ちはやふる 第12話

 部長がトロフィーを受け取るんじゃないんだ。
 前回は前回で激情的な作りが見てゝ奮い立つものがあったんだけど、今回の話の組み立て、なかなかにして感服仕る。これでようやっと自分の中ではモーパイのディンギーレースと並んだという印象だ。即ち、大会出場者は結果を求めてお客さん的態度で場を利用するってんじゃなくて、みんなの想いがあの場を成り立たせているという構造。
 で、机君の成長が著しかったのだが、奏も肉まん君も成長していて、これがまた嬉しい。いや、奏の薀蓄がまた聞けて満足ではあったのだが、やはりテスト順位がどうでもよくなっているってところにポイントが置かれていると感じた。しかしまぁかるた部の連中はどいつもこいつも自主性があってなんともな。もちろんこういうのは物語のパターンではあるのでアレなんだが、最近の生徒って受身でしかないのが多そうな気がするので、その点リアリティとか気にしてしまう。最近読んだのでは、これ

 東大教養学部で全学必修の授業を受け持っていた頃の話です。僕は頻繁に学生アンケートの類を取るのですが、その中で

 「伊東教官は大変に怠惰な授業をする」という意見がありました。

 僕が講義の準備などに一定以上時間や手間をかけるのは周知のことで、その授業もティーチングアシスタントたちと進めていたのですが、あまりに重症な病の回答でスタッフ一同「へぇ」と感心するやらあきれるやら。どんな回答かというと

 「そもそも、授業というのは、教師が黒板に一つひとつ、問題と模範解答を板書するのが正しいのである・・・」

 あたりに始まって、この子が経験してきた、主としてペーパーテストで○がつく受験勉強の1つのタイプを絶対化する趣旨のものでした。
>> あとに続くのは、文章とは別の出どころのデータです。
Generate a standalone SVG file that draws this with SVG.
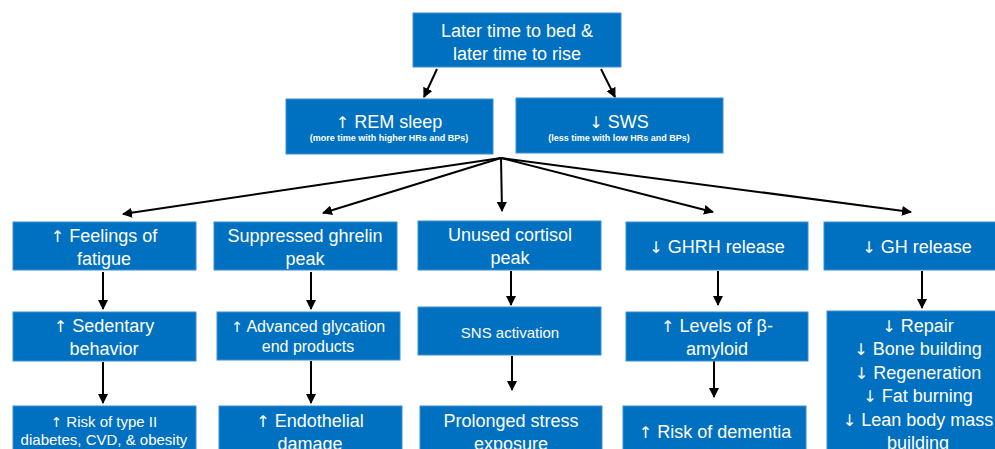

 「ところが東大というのはどの教師も腐っている。ちっとも板書をしない。そもそも問題などというものは、見たことがないものが解けるわけはないに、解けない問題、解き方のパターンを教えない問題ばかりを出してくる。こんな問題を出すのは時間の無駄だ」

 はぁ、前人未踏の問題は誰にも解けないということですか・・・この時点でこの子は東大に、いや、そもそも大学というものに入ってきたのが間違いだったのではないか、と案じてしまいました。

 なんかゞ衝撃的で、天下の最高学府、東大生ですら与えられるのがあたりまえって感覚なのかと思ってた。いやまぁ自分の感覚では東大生は言われたことを淡々とやるようなロボットのような連中で、自分の頭で考えるってのはむしろ京大生って感覚があったので、それほど衝撃的ってほどでもなかったのはそうなんだけど。
 先生の態度にも考えさせられた。彼女が教えた部活動の生徒がインターハイだというんだから、そりゃテニス優先だろとは思う。東京だと高校数が多いはずなんで、インターハイに出るのはかなり大変な気がするんだよね。都大会だけじゃなくて、南?関東大会だかでも上位に入らないと出られないはず。もちろん素材の良い生徒が入っているんだろうけど、おそらくテニスでインターハイに出るほうがかるたで東京代表になるより難しいはず。それがかるた部の面々の練習の様子を見て思うところがあったはずに違いない。テニスも大変だけど、彼女の指導の賜物ってのがあって、反面かるたは生徒の力だけで勝ち取ったという自主性の要素もあったと思うんだよ。かるた部に見せる表情とは別に敬意にも近いものがあったはずで、だからこそ理科の教師である彼女が百人一首を理解しようとしていたという描写になっていたと思う。
 しかし、かなり駆け足で、挫折らしいものがなくトントン拍子に進んで来すぎと思っていたんだけど、よくよく考えたら全25話の半分で全国大会の近江神宮に来るってタイミングはなるほどゝ思わされた。たった1話といえども挫折なんかで時間を浪費するわけにはいかなかったんだろう。新との和解というか再結合もミッションとして残っており、あと1クールが本当の見せ所なんだろうね。展開が早いのを逆に利用して、実はこんなこともありましたこんなことも…というのはうまい構成ではあるんだが、やりすぎると飽きるしねぇ。残り半分、このまゝ上り調子でいこうとも、ジェットコースター的展開でもどちらでも楽しめそう。というか、2が1月より放映だから、いろいろ保留されているものもあるんだろうなと思ったり。